It may not be. There is a tendency to accept a Functional Capacity Evaluation (FCE) as an objective measurement of everything a claimant can and cannot do. However, it may pay to delve deeper as not all FCEs are created equal. Understanding what to look for and when to challenge a valid FCE can be the difference between a simple loss of use becoming a job change or even a wage differential award.
There is no standard method of performing an FCE so there is no measure of what is appropriate. There are, however, differing schools of thought on the types of evaluation and that evaluation method will impact the result. Some facilities use a standardized testing model, regardless of the claimant or the return to work goals. Facilities may lack the expensive equipment and/or job specific testing necessary to assess the key factors for a job specific skill set. From an employer’s perspective, the more closely testing mimics true job functions, the more accurate the results. Facilities which standardize tests across the board may charge less for their evaluation but produce less than desirable outcomes.

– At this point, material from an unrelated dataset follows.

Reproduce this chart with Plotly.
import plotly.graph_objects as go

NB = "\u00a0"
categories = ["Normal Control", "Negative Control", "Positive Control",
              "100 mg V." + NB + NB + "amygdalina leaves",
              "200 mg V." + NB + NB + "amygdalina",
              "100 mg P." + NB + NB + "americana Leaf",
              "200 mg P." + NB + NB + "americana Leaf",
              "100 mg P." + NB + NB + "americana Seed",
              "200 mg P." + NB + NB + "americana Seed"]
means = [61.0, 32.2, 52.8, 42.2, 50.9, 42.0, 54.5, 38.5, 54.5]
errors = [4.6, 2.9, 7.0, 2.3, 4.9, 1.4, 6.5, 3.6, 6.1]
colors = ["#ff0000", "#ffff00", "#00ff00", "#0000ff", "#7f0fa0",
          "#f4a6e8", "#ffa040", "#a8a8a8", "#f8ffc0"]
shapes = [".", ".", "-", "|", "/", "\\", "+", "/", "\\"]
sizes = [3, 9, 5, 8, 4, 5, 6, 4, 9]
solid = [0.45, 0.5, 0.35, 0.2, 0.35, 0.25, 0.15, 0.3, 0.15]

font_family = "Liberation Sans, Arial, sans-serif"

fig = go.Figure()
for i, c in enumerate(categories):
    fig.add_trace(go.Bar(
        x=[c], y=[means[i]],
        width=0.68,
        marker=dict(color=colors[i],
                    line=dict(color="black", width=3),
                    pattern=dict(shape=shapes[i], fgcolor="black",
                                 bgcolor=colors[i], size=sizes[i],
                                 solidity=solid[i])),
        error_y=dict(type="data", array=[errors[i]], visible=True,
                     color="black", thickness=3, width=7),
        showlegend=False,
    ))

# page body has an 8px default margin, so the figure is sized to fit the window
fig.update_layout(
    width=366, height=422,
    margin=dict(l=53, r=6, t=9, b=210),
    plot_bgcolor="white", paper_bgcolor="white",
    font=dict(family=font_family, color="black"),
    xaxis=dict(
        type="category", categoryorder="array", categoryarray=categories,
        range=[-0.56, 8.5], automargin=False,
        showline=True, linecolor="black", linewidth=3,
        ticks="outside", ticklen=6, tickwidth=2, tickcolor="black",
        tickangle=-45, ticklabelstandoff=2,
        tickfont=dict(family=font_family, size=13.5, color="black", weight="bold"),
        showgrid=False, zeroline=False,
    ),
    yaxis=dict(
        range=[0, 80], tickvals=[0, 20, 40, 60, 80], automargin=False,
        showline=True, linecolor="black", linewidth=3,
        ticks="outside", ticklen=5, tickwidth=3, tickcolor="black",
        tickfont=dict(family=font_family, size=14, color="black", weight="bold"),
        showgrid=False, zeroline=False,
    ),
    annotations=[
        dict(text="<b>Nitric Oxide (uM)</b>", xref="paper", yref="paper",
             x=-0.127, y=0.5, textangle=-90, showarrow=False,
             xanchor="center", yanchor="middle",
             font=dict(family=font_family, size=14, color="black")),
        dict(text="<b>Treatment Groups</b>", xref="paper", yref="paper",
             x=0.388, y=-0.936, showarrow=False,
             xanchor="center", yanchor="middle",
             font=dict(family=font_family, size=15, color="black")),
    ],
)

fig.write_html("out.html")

Who your evaluator is and his or her background will impact an FCE. A full physical evaluation is an important component. Some practitioners simply fail to perform a full physical evaluation. Many practitioners, such as athletic trainers, may not be qualified, to perform full physical evaluations either independently or under the direction of a physician. Regardless of the reason, without a full physical examination, the evaluator lacks baseline measurements necessary for comparison to activity levels and thus consistency cannot be accurately assessed. Physical examinations are also key to determining effort and malingering, both of which impact validity measures in an FCE.
An evaluator may have biases in the evaluation process which effect outcome. He or she may have a connection with the referral source or the claimant. The evaluator may also influence results directly by allowing retesting or cueing the claimant to foster a valid examination.
Beyond standard history taking and pain scales, it is also important to understand the medical history of the claimant. Is the claimant on medication, for example, which may impact heart rate measures used in validity testing models? Are there other unrelated conditions which potentially impact abilities and, in turn, FCE outcomes? A quality examiner knows how to assess the impact of the claimant’s medical history on the examination and will address those issues in the evaluation.
Validity testing itself includes a great deal of variance. FCE equipment should be calibrated often. Equipment can become damaged easily and is expensive to fix and thus is often not adequately maintained. Equipment which is not well maintained and regularly calibrated may impact validity results.
Different evaluators and evaluations require a claimant to pass different percentages of validity testing so it is possible for the same evaluation to be valid under one model and invalid under a different model. Other evaluations employ minimal validity testing when it should be performed throughout the evaluation. For example, heart rate monitoring should be performed with each exercise as it establishes trends and a mode of comparing effort levels throughout the evaluation. A quality FCE test will provide actual measurements throughout the process, not summaries or unsupported conclusions.
Particularly with skimpy FCE reports, subpoena the facility’s full file relative to the evaluation to assess see what, if any, notes the practitioner kept relative to the testing completed. Chances are the evaluation process was not well documented and the practitioner will have a hard time supporting the findings in a deposition. The practitioner should be required to defend conclusions with specific documentation.
Get an audit. Do not take the valid FCE as valid on its face. We invest in IMEs to evaluate treating medical opinions. An FCE is simply another opinion which can be challenged by a qualified professional. That individual can offer insight into testing methods and often identify deficiencies upon which to challenge conclusions in a purportedly valid FCE.
FCEs are largely impacted by the qualifications, skill, experience, and training of the examiner. Investigate the examiner’s background. Inquire as to the number of evaluations he or she has performed. Does the examiner have a bias in terms of the referral source or is the evaluation performed at a physician based facility where the claimant treated or received therapy? How well does the evaluator understand the mechanics of the injury, the claimant’s medical history, and the job functions being tested?
It is important to remember FCEs are not black and white measurements of ability. Particularly where a report lacks specificity or the end result falls a little shy of the return to work goal, review the FCE with a critical eye and discuss with your counsel avenues for challenging the evaluation process and in turn the end result of your “valid” FCE.